In 1998, WXLE, was sold to AMFM Inc. and with it came two format changes, first to adult contemporary as Magic 104.5 in October as a smokescreen, then on December 26, to the then-popular "Jammin' Oldies" format (which AMFM owned the rights to). With the latter switch came the branding of 104.5 The Beat and the calls of WABT.

Like other "Jammin' Oldies" stations, WABT had a short-term uptick in ratings; however, the format did not mesh well with the Albany market and ratings fell to levels of that of the prior formats. When AMFM merged with Clear Channel Communications in 2000, WABT was one of several stations which was divested due to market concentration concerns. After being sold to Regent Communications (now Townsquare Media), WABT's format changed to 1980s hits as "The Buzz" on December 8, 2000. The "Buzz" format was later expanded to include music from the 1990s in September 2002, and evolved to adult top 40 in July 2003.

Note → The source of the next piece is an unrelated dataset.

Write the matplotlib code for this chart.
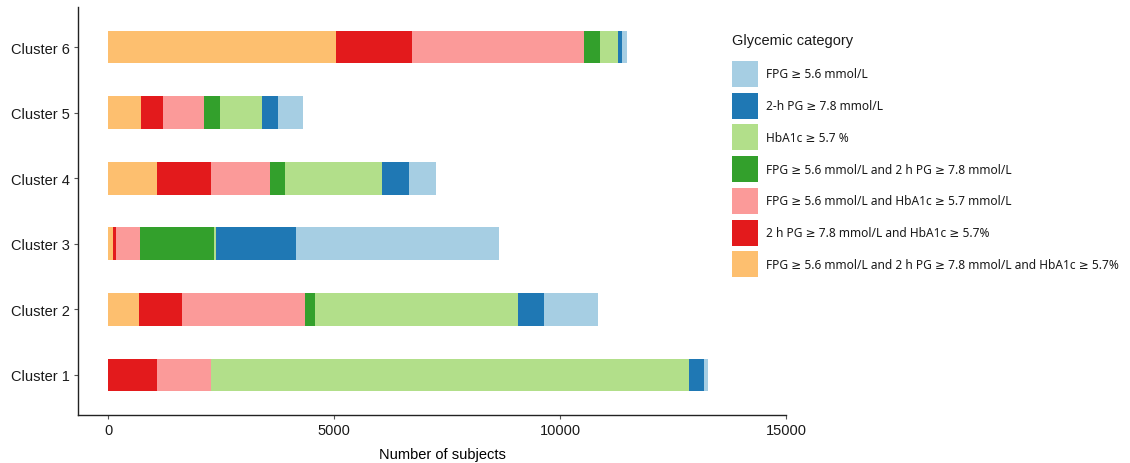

In mid-2006, reports began circulating that the Buzz format could move to the relocated 105.7 MHz frequency that previously had been licensed to Queensbury. In the wake of landing the Chuck & Kelly morning show from WYJB in September 2006, these rumors would soon become true. The Buzz format officially moved to 105.7 MHz on December 4, 2006, after spending much of the previous week test simulcasting.

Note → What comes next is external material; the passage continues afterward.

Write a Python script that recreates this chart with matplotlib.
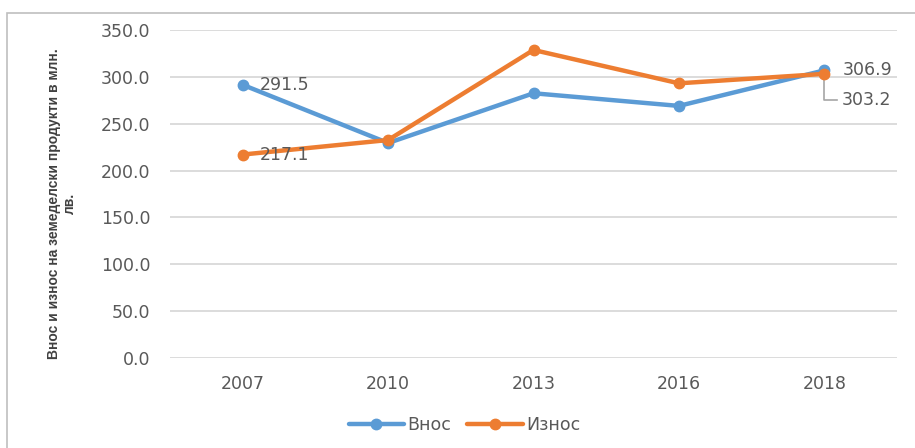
import matplotlib
matplotlib.use("Agg")
import matplotlib.pyplot as plt
from matplotlib.patches import Rectangle

years = ["2007", "2010", "2013", "2016", "2018"]
vnos = [291.5, 229.4, 282.5, 269.0, 306.9]
iznos = [217.1, 232.6, 328.7, 293.1, 303.2]
series_names = ["Внос", "Износ"]
ylabel = "Внос и износ на земеделски продукти в млн.\nлв."
yticks = [0, 50, 100, 150, 200, 250, 300, 350]

blue = "#5B9BD5"
orange = "#ED7D31"
txt = "#595959"

plt.rcParams['font.family'] = ['DejaVu Sans']

fig = plt.figure(figsize=(9.15, 4.48), dpi=100)
fig.patches.append(Rectangle((7/915, -0.1), 1.1, 1 - 13/448 + 0.1, transform=fig.transFigure,
                             fill=False, edgecolor="#BFBFBF", lw=1.2))
ax = fig.add_axes([170/915, 1 - 358/448, 727/915, 328/448])

x = list(range(len(years)))
ax.plot(x, vnos, color=blue, lw=3.2, marker="o", ms=7.5, label=series_names[0], solid_capstyle="round")
ax.plot(x, iznos, color=orange, lw=3.2, marker="o", ms=7.5, label=series_names[1], solid_capstyle="round")

ax.set_xlim(-0.5, len(years) - 0.5)
ax.set_ylim(0, 350)
ax.set_yticks(yticks)
ax.set_yticklabels([f"{v:.1f}" for v in yticks], fontsize=12.5, color=txt)
ax.set_xticks(x)
ax.set_xticklabels(years, fontsize=12.5, color=txt)
ax.tick_params(axis="both", length=0, pad=14)
ax.tick_params(axis="x", pad=12)
ax.grid(axis="y", color="#D9D9D9", lw=1.3)
ax.set_axisbelow(True)
for s in ax.spines.values():
    s.set_visible(False)

ax.set_ylabel(ylabel, fontsize=10, fontweight="bold", color="#404040",
              linespacing=1.15, family=["Liberation Sans", "DejaVu Sans"])
ax.yaxis.set_label_coords(-0.128, 0.47)

# data labels
ax.annotate(f"{vnos[0]:.1f}", (x[0], vnos[0]), xytext=(12, 0), textcoords="offset points",
            va="center", ha="left", fontsize=12.5, color=txt)
ax.annotate(f"{iznos[0]:.1f}", (x[0], iznos[0]), xytext=(12, 0), textcoords="offset points",
            va="center", ha="left", fontsize=12.5, color=txt)
ax.annotate(f"{vnos[4]:.1f}", (x[4], vnos[4]), xytext=(13, 0), textcoords="offset points",
            va="center", ha="left", fontsize=12.5, color=txt)
label_y = 275.0
ax.text(x[4] + 0.12, label_y, f"{iznos[4]:.1f}", va="center", ha="left", fontsize=12.5, color=txt)
ax.plot([x[4], x[4], x[4] + 0.09], [iznos[4] - 4, label_y, label_y], color="#A6A6A6", lw=1.2, zorder=1)

leg = ax.legend(loc="upper center", bbox_to_anchor=(0.405, -0.13), ncol=2, frameon=False,
                fontsize=12.5, handlelength=3.2, columnspacing=0.9, handletextpad=0.2)
for t in leg.get_texts():
    t.set_color(txt)

fig.savefig("out.png", dpi=100)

On December 18, 2006, WABT flipped to a simulcast of ESPN Radio station WTMM as WTMM-FM; 104.5 would become the sole home of the sports format on January 3, 2007, when WTMM (AM) became female-oriented talk WEEV. The simulcast would partially resume on August 17, 2007, when WEEV returned to the WTMM format and calls, though due to rights issues, it did not clear any of WTMM-FM's play by play; this arrangement ended on November 26, 2007, when the 1300 frequency became home to WGDJ under new ownership.

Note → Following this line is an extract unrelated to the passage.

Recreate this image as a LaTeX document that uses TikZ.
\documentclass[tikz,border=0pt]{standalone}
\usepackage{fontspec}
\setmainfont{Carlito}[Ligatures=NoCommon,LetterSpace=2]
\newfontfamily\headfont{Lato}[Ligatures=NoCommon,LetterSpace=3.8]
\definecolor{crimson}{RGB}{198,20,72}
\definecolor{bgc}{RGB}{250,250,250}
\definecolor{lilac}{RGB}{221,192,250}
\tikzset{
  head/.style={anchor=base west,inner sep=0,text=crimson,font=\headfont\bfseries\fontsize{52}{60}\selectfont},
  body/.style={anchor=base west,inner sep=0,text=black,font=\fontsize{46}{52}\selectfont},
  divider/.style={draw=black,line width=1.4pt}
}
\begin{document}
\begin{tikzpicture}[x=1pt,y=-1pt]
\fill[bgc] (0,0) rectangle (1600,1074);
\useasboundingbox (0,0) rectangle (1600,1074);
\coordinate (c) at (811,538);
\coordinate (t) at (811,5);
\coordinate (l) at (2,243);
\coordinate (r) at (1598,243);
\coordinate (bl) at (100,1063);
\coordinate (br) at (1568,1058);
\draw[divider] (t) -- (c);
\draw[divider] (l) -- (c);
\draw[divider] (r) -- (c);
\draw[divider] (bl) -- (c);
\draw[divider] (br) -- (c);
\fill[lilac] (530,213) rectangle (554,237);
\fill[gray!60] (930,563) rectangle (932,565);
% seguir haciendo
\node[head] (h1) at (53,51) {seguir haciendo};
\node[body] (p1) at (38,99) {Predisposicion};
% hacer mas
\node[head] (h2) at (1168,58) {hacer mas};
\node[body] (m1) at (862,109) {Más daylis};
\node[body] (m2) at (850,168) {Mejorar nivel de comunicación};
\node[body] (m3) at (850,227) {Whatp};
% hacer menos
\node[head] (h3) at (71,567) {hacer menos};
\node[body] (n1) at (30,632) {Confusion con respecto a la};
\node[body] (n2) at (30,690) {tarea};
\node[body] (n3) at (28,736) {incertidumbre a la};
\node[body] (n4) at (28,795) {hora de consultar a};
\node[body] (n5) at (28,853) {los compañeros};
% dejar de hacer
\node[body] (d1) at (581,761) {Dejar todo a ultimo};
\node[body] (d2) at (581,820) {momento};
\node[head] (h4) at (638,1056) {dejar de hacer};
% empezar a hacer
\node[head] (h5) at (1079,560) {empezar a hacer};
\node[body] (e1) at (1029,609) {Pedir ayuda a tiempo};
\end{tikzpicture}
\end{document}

As of 2024, WTMM broadcasts most of the ESPN Radio weekday schedule, while running the network fulltime at the weekend, outside of Yankee games and an hour on Sunday morning presented by Vinny Fredericks. The weekday morning slot was a simulcast of WHSQ in New York City's DiPietro and Rothenberg, however they were removed at the start of 2026 and have been replaced by ESPN Radio's Unsportsmanlike. The midday slot is hosted by longtime WNYT sports director Rodger Wyland as "Big Board Sports with Rodger Wyland", and the 3-4pm hour is "Open Mike" with MJ Johnson. The former afternoon drive show, "The Drive with Dan Bahl", has been discontinued due to Dan Bahl leaving Townsquare Media.

===Specialty programming===
WTMM also broadcasts New York Yankees baseball. They also broadcast ESPN Radio's national MLB, NFL, and NBA packages. In addition, WTMM was the flagship home to Albany Devils hockey, until they relocated in 2017, airing most games when not conflicting with other sport broadcasts. WTMM-FM formerly aired the New York Jets football games until 2019, when they moved to WQBK-FM.

In 2023, WTMM added Buffalo Bills games.